The most discussed examples of expression are cases like an ellipse expressing a circle and a map expressing a piece of land. But Leibniz puts the notion of expression to a variety of other uses. Among them is his claim that some, or perhaps all, substances express God. Thus in the Discourse on Metaphysics we learn that “God’s Extraordinary Concourse Is Included in That Which Our Essence Expresses…” (DM 16 title); that “our soul … express[es] God and, with him, all possible and actual beings, just as an effect expresses its cause (DM 29); that “Minds Express God Rather Than the World, but That the Other Substances Express the World Rather Than God” (DM 35 title); and that “we may say that, although all substances express the whole universe, nevertheless the other substances express the world rather than God, while minds express God rather than the world” (DM 36).

This issue of the expression of God has been rather less discussed than expression in general. However in one relatively recent discussion, Alan Nelson says that “…spirits express God in virtue of being able to know eternal truths” (“Leibniz on Modality, Cognition, and Expression”, 284). That is, only some substances (spirits) express God. And they do this by being able to know eternal truths. In this post and a couple of following ones I want to consider both the suggested restriction to some substances, and the reasons why substances express God. I pay particular attention to the 1686 Discourse on Metaphysics.

A first question then: why, according to Leibniz, should we think that minds express God? Well, DM 16 tells us that “an effect always expresses its cause and God is the true cause of substances”. Given that, we can construct the following argument:

1. An effect always expresses its cause.
2. Every substance is an effect of God.
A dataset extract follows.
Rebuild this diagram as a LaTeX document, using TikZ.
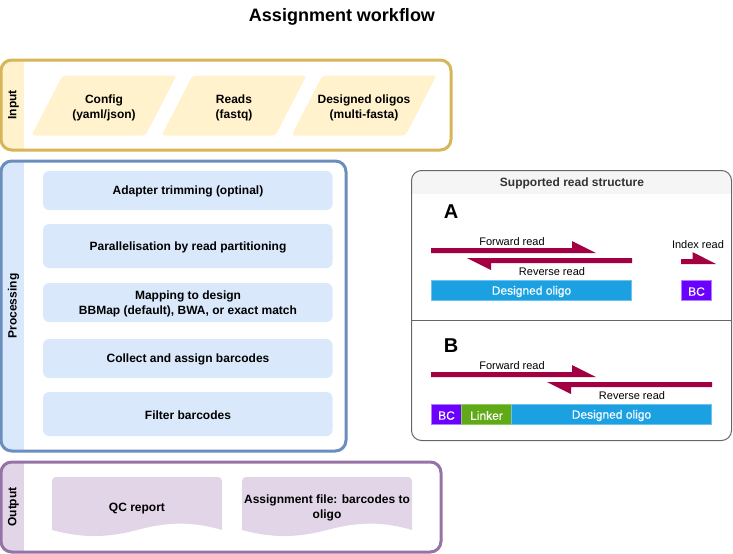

So
3. Every substance expresses God.

Similarly, Leibniz said — in some comments about expression in a letter written that year to Simon Foucher — that “Each effect expresses its cause, and the cause of each substance is the decision which God took to create it” (WFNS 53; A 2.2, p.91). That suggests a slight variant on the above argument:

1. An effect always expresses its cause.
2*. Every substance is an effect of God’s resolution to create it. So
3* Every substance expresses God’s resolution to create it.
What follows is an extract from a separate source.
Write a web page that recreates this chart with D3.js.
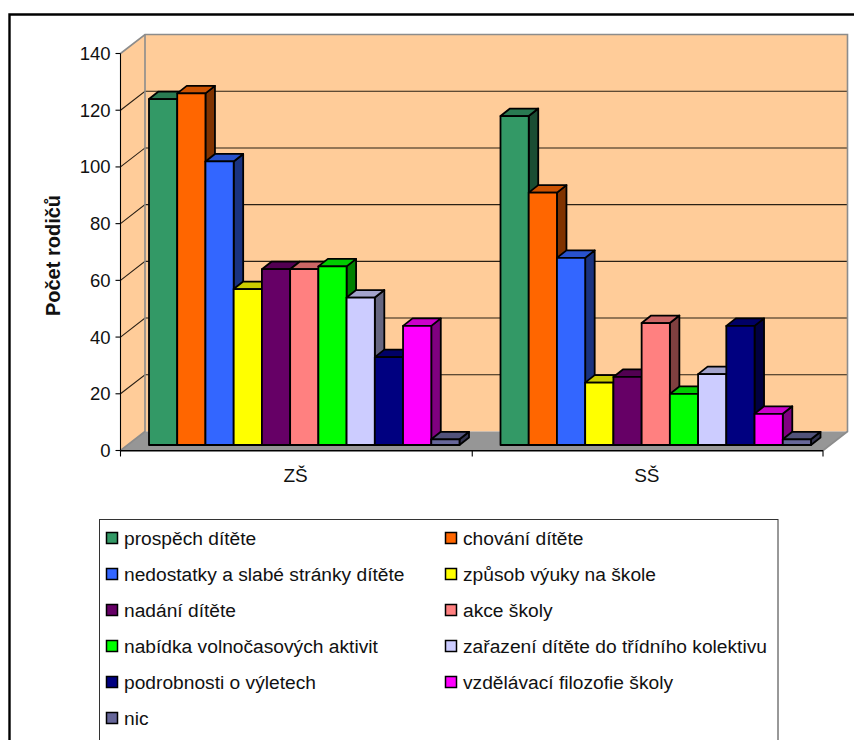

Despite some variation in exactly what is said to be expressed — which may not even be real disagreement, without a more detailed understanding of what it means to express God — we have very similar argument in both cases here. Substances express God, because God is their cause. Moreover, all substances do this, not just minds.

More posts to come on this: on why Leibniz thinks that substances express their causes; on the passages in the Discourse that distinguish minds from other substances; and on the extent, if any, to which Leibniz maintained this view over time.